The core trade-off is fixed versus variable cost. A private fleet carries fixed costs (vehicle payments or leases, driver salaries, insurance, maintenance) regardless of shipment volume, while for-hire carriers charge per shipment with no fixed commitment. Private fleets tend to make economic sense when volume on a given lane is high and consistent enough to keep vehicles reliably utilized, when delivery windows are tight enough that outsourced capacity can't reliably meet them, or when direct control over the delivery experience (uniformed drivers, branded vehicles, specific handling requirements) matters to the business. Many companies run a hybrid model — a private fleet covering base, predictable volume, with for-hire carriers absorbing overflow and peak demand.
The core private fleet metric is utilization: how much of a vehicle's available capacity and time is actually generating value, versus sitting idle or running empty. A TMS tracks utilization by monitoring loaded miles versus empty miles (deadhead), vehicle idle time between deliveries, and how full each load is relative to vehicle capacity. Poor utilization is the most common reason a private fleet underperforms its cost projections — a truck driving half-empty or waiting idle for hours between stops erodes the fixed-cost efficiency the fleet was supposed to deliver.

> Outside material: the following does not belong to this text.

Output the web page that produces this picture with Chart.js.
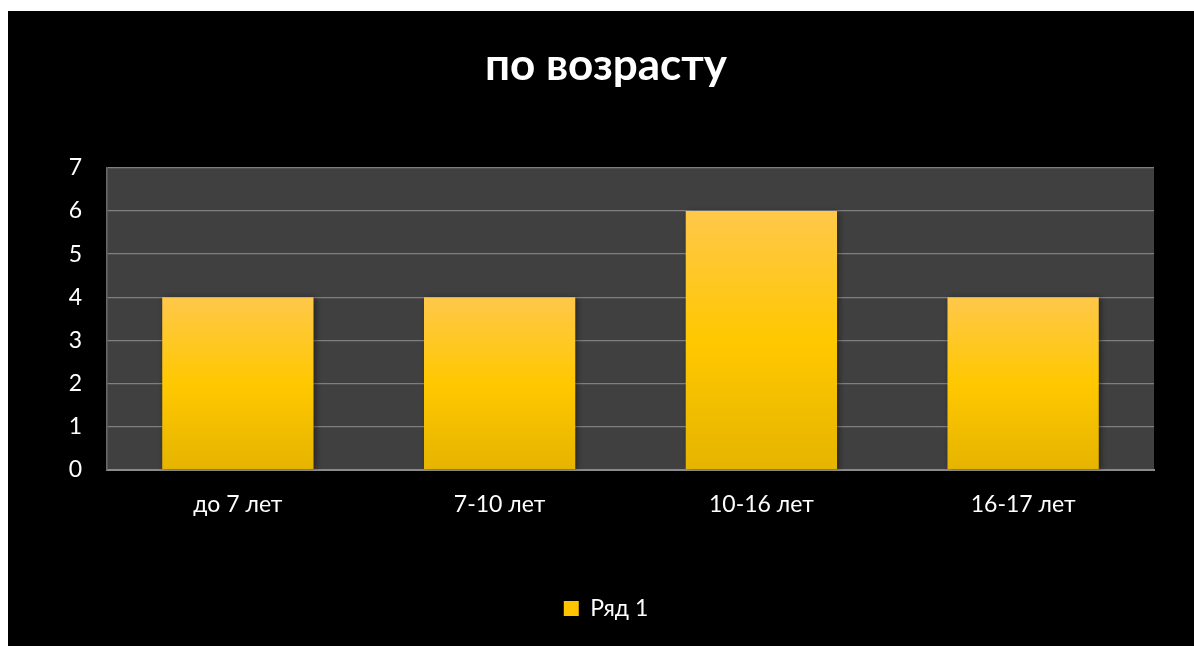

Because a private fleet's cost is largely fixed, the TMS's routing goal shifts slightly from "cheapest carrier for this shipment" (the for-hire model) to "most efficient use of the vehicles we already have." This means route optimization that maximizes stops per route, minimizes total distance across the whole fleet's daily runs, and balances load across vehicles to avoid one truck running overloaded routes while another runs half-full ones.
Owned vehicles require preventive maintenance scheduling, safety inspections, and regulatory compliance tracking (registration, insurance, driver certifications) that a for-hire carrier relationship shifts entirely onto the carrier. A TMS integrated with fleet maintenance data can factor an upcoming scheduled maintenance window into route planning, avoiding assigning a long-haul route to a vehicle due for service in two days, and can flag compliance issues (an expiring certification, an overdue inspection) before they become a legal or safety problem.
A private fleet's performance depends heavily on driver scheduling that respects hours-of-service limits, distributes routes fairly, and avoids burning out the most reliable drivers with consistently harder routes. Driver retention is a significant cost factor in fleet operations — turnover means recurring recruiting and training cost — and route assignment fairness, visible through consistent TMS-driven scheduling rather than ad hoc dispatcher decisions, is one of the more overlooked levers for improving it.